Phase 3 — adjust weight
Either edit on the server (fastest) or scp a new file:
ssh root@$HOST 'sed -i \
"s/weight: 90$/weight: 70/; s/weight: 10$/weight: 30/" \
/etc/dokploy/traefik/dynamic/prod-host.yml'
Traefik picks the change up within ~5 seconds. No restart required.
Cadence rule of thumb: 90/10 → observe a day → 70/30 → observe a day → 50/50 → observe → 10/90 → 100/0 then delete the file.
Phase 4 — rollback (instant)
ssh root@$HOST 'rm /etc/dokploy/traefik/dynamic/prod-host.yml'
Traefik immediately falls back to the Dokploy-managed Application router (100% the original backend). No data lost, no certs to re-issue. If you also need to clear in-flight stickied users, purge the CDN cache and tell users to clear their cookie for the host.
Critical gotchas (paid for in incidents)
| Gotcha | What happens | Avoid by |
|---|
Disabling via http: {} placeholder | Traefik schema rejects the file → entire dynamic config build fails → all routers (including Dokploy panel) return 404 → panel becomes unreachable to fix it via UI/API. Requires SSH recovery. | Disable by deleting the file (rm), never by writing a "neutral" placeholder. |
Empty string sent to settings.updateTraefikFile API | Zod rejects traefikConfig of length 0. | Same as above — manage files via scp + rm. |
| Reading from Cloudflare cache during canary verification | A cf-cache-status: HIT, age: 7m response can convince you the split works perfectly when actually all traffic is the cached HTML from one backend. | Always send ?cb=$RANDOM cache buster and confirm cf-cache-status: DYNAMIC (or test from inside the server bypassing CDN). |
Backing service deleted from a @file reference | If weighted.services[].name: foo@file and foo's file gets rewritten or deleted (e.g. when you remove a Dokploy domain), the weighted service references a non-existent backend → 502. | Inline backend loadBalancer definitions in your own canary file.

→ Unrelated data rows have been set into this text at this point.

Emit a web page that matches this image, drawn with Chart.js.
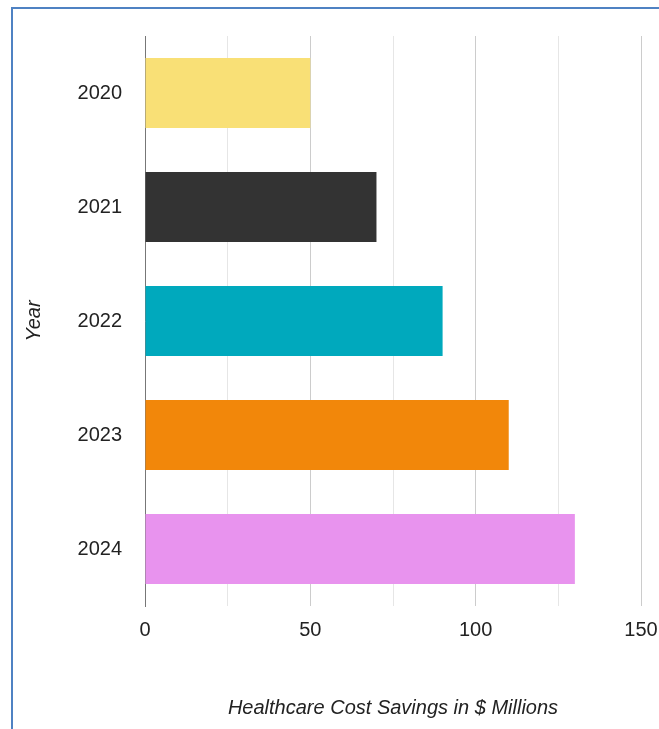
<!DOCTYPE html>
<html>
<head>
<meta charset="utf-8">
<script src="https://cdn.jsdelivr.net/npm/chart.js@4/dist/chart.umd.min.js"></script>
<style>
  html, body { margin: 0; padding: 0; background: #fff; overflow: hidden; }
  .frame { position: absolute; left: 11px; top: 7px; width: 700px; height: 800px;
           border-left: 2px solid #4f82c3; border-top: 2px solid #4f82c3; }
  #chart { position: absolute; left: 0; top: 0; }
</style>
</head>
<body>
<div class="frame"></div>
<canvas id="chart" width="659" height="729"></canvas>
<script>
const years = ['2020', '2021', '2022', '2023', '2024'];
const savings = [50, 70, 90, 110, 130];
const barColors = ['#f9e076', '#333333', '#00a9bd', '#f2870a', '#e893ee'];
const xTicks = [0, 25, 50, 75, 100, 125, 150];

document.addEventListener('DOMContentLoaded', () => {
    const ctx = document.getElementById('chart').getContext('2d');
    const font = { family: 'Arial, "Liberation Sans", sans-serif', size: 20 };

    new Chart(ctx, {
        type: 'bar',
        data: {
            labels: years,
            datasets: [{
                label: 'Healthcare Cost Savings',
                data: savings,
                backgroundColor: barColors,
                borderWidth: 0,
                categoryPercentage: 1,
                barPercentage: 0.616
            }]
        },
        options: {
            indexAxis: 'y',
            responsive: false,
            animation: false,
            layout: { padding: { top: 36, right: 18, left: 0, bottom: 0 } },
            plugins: {
                legend: { display: false },
                tooltip: { enabled: false }
            },
            scales: {
                x: {
                    min: 0,
                    max: 150,
                    afterBuildTicks: scale => { scale.ticks = xTicks.map(v => ({ value: v })); },
                    afterFit: scale => {
                        scale.height = 123;
                        // let the "150" label hang over the edge like the original
                        scale.paddingLeft = 0;
                        scale.paddingRight = 0;
                    },
                    grid: {
                        drawTicks: false,
                        color: c => (c.tick && c.tick.value % 50 === 0) ? '#cccccc' : '#e6e6e6',
                        lineWidth: 1
                    },
                    border: { display: false },
                    ticks: {
                        padding: 12,
                        color: '#222',
                        font: font,
                        callback: v => (v % 50 === 0 ? v : '')
                    },
                    title: {
                        display: true,
                        text: 'Healthcare Cost Savings in $ Millions',
                        color: '#222',
                        font: { ...font, style: 'italic' },
                        padding: { top: 0, bottom: 9 }
                    }
                },
                y: {
                    afterFit: scale => { scale.width = 145; },
                    grid: { display: false, drawTicks: false },
                    border: { display: true, color: '#777777', width: 1 },
                    ticks: {
                        padding: 23,
                        color: '#222',
                        font: font
                    },
                    title: {
                        display: true,
                        text: 'Year',
                        color: '#222',
                        font: { ...font, style: 'italic' },
                        padding: { top: 22, bottom: 0 }
                    }
                }
            }
        }
    });
});
</script>
</body>
</html>
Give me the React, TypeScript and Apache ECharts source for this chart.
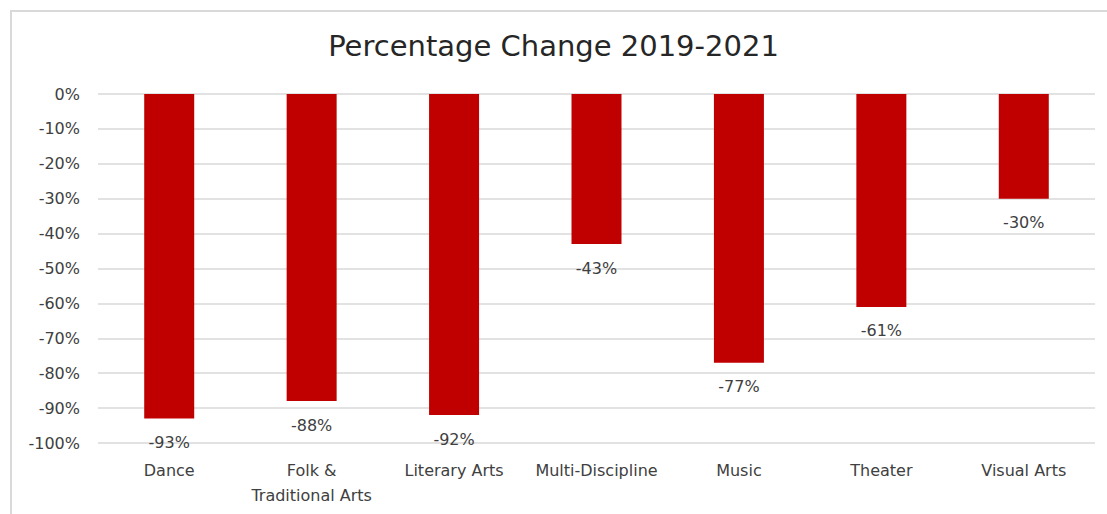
import React, { useEffect, useRef } from "react";
import * as echarts from "echarts";

const categories = [
  "Dance",
  "Folk &\nTraditional Arts",
  "Literary Arts",
  "Multi-Discipline",
  "Music",
  "Theater",
  "Visual Arts",
];
const changeValues = [-93, -88, -92, -43, -77, -61, -30];
const yMin = -100;
const yMax = 0;
const yStep = 10;

const FONT = "'DejaVu Sans', sans-serif";

export default function App() {
  const ref = useRef<HTMLDivElement>(null);
  useEffect(() => {
    if (!ref.current) return;
    const chart = echarts.init(ref.current, undefined, { renderer: "svg" });
    chart.setOption({
      animation: false,
      backgroundColor: "#ffffff",
      title: {
        text: "Percentage Change 2019-2021",
        left: "center",
        top: 31,
        padding: [0, 0, 0, 18],
        textStyle: { fontFamily: FONT, fontSize: 29, fontWeight: "normal", color: "#262626" },
      },
      graphic: [
        {
          type: "rect",
          shape: { x: 11, y: 11, width: 1300, height: 700 },
          style: { fill: "none", stroke: "#d9d9d9", lineWidth: 2 },
          silent: true,
        },
      ],
      grid: { left: 98, right: 12, top: 94, bottom: 71, containLabel: false },
      xAxis: {
        type: "category",
        data: categories,
        axisLine: { show: false },
        axisTick: { show: false },
        axisLabel: {
          fontFamily: FONT,
          fontSize: 16,
          color: "#404040",
          margin: 15,
          lineHeight: 25,
          interval: 0,
        },
      },
      yAxis: {
        type: "value",
        min: yMin,
        max: yMax,
        interval: yStep,
        axisLine: { show: false },
        axisTick: { show: false },
        splitLine: { lineStyle: { color: "#d9d9d9", width: 1.5 } },
        axisLabel: {
          fontFamily: FONT,
          fontSize: 16,
          color: "#404040",
          margin: 18,
          formatter: "{value}%",
        },
      },
      series: [
        {
          type: "bar",
          data: changeValues,
          barWidth: 50,
          itemStyle: { color: "#c00000" },
          label: {
            show: true,
            position: "outside",
            distance: 16,
            fontFamily: FONT,
            fontSize: 16,
            color: "#404040",
            formatter: "{c}%",
          },
        },
      ],
    });
    return () => chart.dispose();
  }, []);
  return (
    <div
      ref={ref}
      style={{ position: "fixed", left: 0, top: 0, width: 1107, height: 514 }}
    />
  );
}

Don't depend on Dokploy-managed files. |
| Removing the Dokploy Application domain "to keep things clean" | Triggers Dokploy to rewrite/delete that app's dynamic file. If your weighted file references it via @file, broken. Even if you inlined, you lose the priority-default fallback router. | Leave the Dokploy-managed domain. Your weighted router at priority 100 will outrank it; it's a free safety net. |
| Same cookie name across canary host and prod host | Browser sends one cookie to both, possibly steering users into wrong lane on whichever host they hit second. | Use distinct cookie names (canary_lane, prod_lane). |
Asset path collision between backends (/favicon.ico, /manifest.json, /robots.txt) | Both backends serve these paths with different bytes. Sticky cookie keeps each user consistent within a session, but anonymous CDN hits may flap. | Either tolerate it (a tiny percentage of cached responses), or set Cache-Control: private on those routes in both apps, or add a PathPrefix for the shared file mapped to a deterministic backend. |
Reload via Dokploy settings.reloadTraefik API | Sometimes restarts the Traefik container, causing a 5–10 s window where every host (including the Dokploy panel) 521s through Cloudflare. | The file watcher already reloads automatically on file change. Don't call the reload endpoint unless the watcher is genuinely stuck. |
File reference (canonical template)
http:
routers:
<host>-prefix-A:
rule: "Host(`<host>`) && PathPrefix(`/<unique-prefix-A>/`)"
service: <host>-backend-A
entryPoints: [websecure]
tls: { certResolver: letsencrypt }
priority: 200
<host>-prefix-B:
rule: "Host(`<host>`) && PathPrefix(`/<unique-prefix-B>/`)"
service: <host>-backend-B
entryPoints: [websecure]
tls: { certResolver: letsencrypt }
priority: 200
<host>-secure:
rule: "Host(`<host>`)"
service: <host>-weighted
entryPoints: [websecure]
tls: { certResolver: letsencrypt }
priority: 100
<host>-web:
rule: "Host(`<host>`)"
service: <host>-weighted
middlewares: [redirect-to-https]
entryPoints: [web]
priority: 100
services:
<host>-weighted:
weighted:
sticky:
cookie:
name: <host>_lane
secure: true
httpOnly: true
sameSite: lax
services:
- { name: <host>-backend-A, weight: 90 }
- { name: <host>-backend-B, weight: 10 }
<host>-backend-A:
loadBalancer:
passHostHeader: true
servers: [{ url: "http://<appName-A>:<port>" }]
<host>-backend-B:
loadBalancer:
passHostHeader: true
servers: [{ url: "http://<appName-B>:<port>" }]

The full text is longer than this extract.